I would say this is a small drop. It is uniform in nature, but that is exactly what we would have probably expected and I think is modeled in ultimately in the back end. And we’ll obviously continue to monitor it and talk to you and others about it as we get — roll through and finish the second quarter.

Operator: There are no further questions at this time. And now I would like to turn the floor back over to management for any closing comments.

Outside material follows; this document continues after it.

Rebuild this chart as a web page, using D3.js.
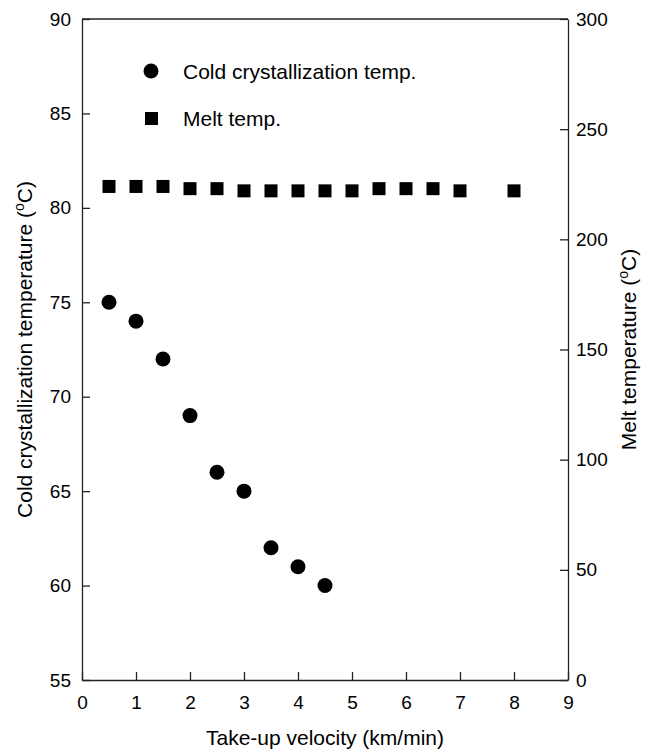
<!DOCTYPE html>
<html>
<head>
<meta charset="utf-8">
<script src="https://cdn.jsdelivr.net/npm/d3@7"></script>
<style>
  body { margin: 0; background: #fff; }
  svg text { font-family: "Liberation Sans", Arial, sans-serif; fill: #000; }
</style>
</head>
<body>
<svg id="chart" width="650" height="749"></svg>
<script>
// data
const coldVelocity = [0.5, 1, 1.5, 2, 2.5, 3, 3.5, 4, 4.5];
const coldTemp = [75, 74, 72, 69, 66, 65, 62, 61, 60];

const meltVelocity = [0.5, 1, 1.5, 2, 2.5, 3, 3.5, 4, 4.5, 5, 5.5, 6, 6.5, 7, 8];
const meltTemp = [224, 224, 224, 223, 223, 222, 222, 222, 222, 222, 223, 223, 223, 222, 222];

const xTicks = [0, 1, 2, 3, 4, 5, 6, 7, 8, 9];
const leftTicks = [55, 60, 65, 70, 75, 80, 85, 90];
const rightTicks = [0, 50, 100, 150, 200, 250, 300];

const svg = d3.select("#chart");
const margin = { top: 19, right: 82, bottom: 69, left: 82 };
const W = 650, H = 749;

const x = d3.scaleLinear().domain([0, 9]).range([margin.left, W - margin.right]);
const yL = d3.scaleLinear().domain([55, 90]).range([H - margin.bottom, margin.top]);
const yR = d3.scaleLinear().domain([0, 300]).range([H - margin.bottom, margin.top]);

const tickFs = 19;
const titleFs = 21;

// frame top line
svg.append("line")
  .attr("x1", x(0)).attr("x2", x(9))
  .attr("y1", yL(90)).attr("y2", yL(90))
  .attr("stroke", "#222").attr("stroke-width", 1.3);

// axes, ticks pointing inward
const xAxis = svg.append("g")
  .attr("transform", `translate(0,${H - margin.bottom})`)
  .call(d3.axisBottom(x).tickValues(xTicks).tickSizeInner(-8).tickSizeOuter(0).tickPadding(16));

const leftAxis = svg.append("g")
  .attr("transform", `translate(${margin.left},0)`)
  .call(d3.axisLeft(yL).tickValues(leftTicks).tickSizeInner(-8).tickSizeOuter(0).tickPadding(11));

const rightAxis = svg.append("g")
  .attr("transform", `translate(${W - margin.right},0)`)
  .call(d3.axisRight(yR).tickValues(rightTicks).tickSizeInner(-8).tickSizeOuter(0).tickPadding(8));

[xAxis, leftAxis, rightAxis].forEach(a => {
  a.selectAll("path").attr("stroke", "#222").attr("stroke-width", 1.3);
  a.selectAll("line").attr("stroke", "#222").attr("stroke-width", 1.3);
  a.selectAll("text").attr("font-size", tickFs).attr("fill", "#000");
});

// data points
svg.append("g")
  .selectAll("circle")
  .data(coldVelocity)
  .join("circle")
  .attr("cx", d => x(d))
  .attr("cy", (d, i) => yL(coldTemp[i]))
  .attr("r", 7.5)
  .attr("fill", "#000");

const sq = 13;
svg.append("g")
  .selectAll("rect")
  .data(meltVelocity)
  .join("rect")
  .attr("x", d => x(d) - sq / 2)
  .attr("y", (d, i) => yR(meltTemp[i]) - sq / 2)
  .attr("width", sq)
  .attr("height", sq)
  .attr("fill", "#000");

// legend
const legend = svg.append("g");
legend.append("circle").attr("cx", 151).attr("cy", 71).attr("r", 7.5).attr("fill", "#000");
legend.append("text").attr("x", 183).attr("y", 78.5).attr("font-size", titleFs)
  .text("Cold crystallization temp.");
legend.append("rect").attr("x", 145).attr("y", 112).attr("width", sq).attr("height", sq).attr("fill", "#000");
legend.append("text").attr("x", 183).attr("y", 125.5).attr("font-size", titleFs)
  .text("Melt temp.");

// axis titles
svg.append("text")
  .attr("x", (x(0) + x(9)) / 2).attr("y", 745)
  .attr("text-anchor", "middle").attr("font-size", titleFs)
  .text("Take-up velocity (km/min)");

function degLabel(g, main) {
  const t = g.append("text").attr("text-anchor", "middle").attr("font-size", titleFs);
  t.append("tspan").text(main + " (");
  t.append("tspan").attr("dy", -8).attr("font-size", 14).text("o");
  t.append("tspan").attr("dy", 8).text("C)");
  return t;
}

const midY = (yL(55) + yL(90)) / 2;
const ly = svg.append("g").attr("transform", `translate(32,${midY}) rotate(-90)`);
degLabel(ly, "Cold crystallization temperature");

const ry = svg.append("g").attr("transform", `translate(636,${midY}) rotate(-90)`);
degLabel(ry, "Melt temperature");
</script>
</body>
</html>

Eric Ashleman: Thanks so much. I apologize, I know we’ve had some glitches with the technology. Maybe we’ll need to put more filters to work on telecommunications. First of all, I want to thank the IDEX employees. I know there’s always some listening in on the call. Very, very strong quarter. You’ve continued to really perform for the business and for our customers. Thanks to others on the call for your interest and support in the company. Bottom line here, we knew 2023 was going to be a year of recalibration moving from one state of the world to another. It’s playing out more dynamically than we initially suspected in the HST side. But as you can see, we’re executing through it. We’re taking the appropriate responses in the business.

And I think most importantly, we ultimately believe in the long-term success and outgrowth in those markets. We’re talking about coming down from highs to something that’s actually pretty typical, but absolutely advantaged. We think it’s going to continue that way and then accelerate for years to come. So through all of these dynamic swings over the last 3 years, I’m really proud of the fact that we’ve executed well, and we certainly stepped up our capital deployment, really happy to announce the sixth transaction since the beginning of ’21 with Iridian, doubled our emerging markets footprint and capability set and continue to strengthen a really unique culture as we’ve done it. So we’re built for the long haul here. We’re confident that we’re going to perform and deliver value throughout.

And I look forward to updating everybody along the way as the — in the year to come and the years in the future play out for IDEX. Thank you.

Operator: This concludes today’s teleconference. You may disconnect your lines at this time. Thank you for your participation, and have a great day.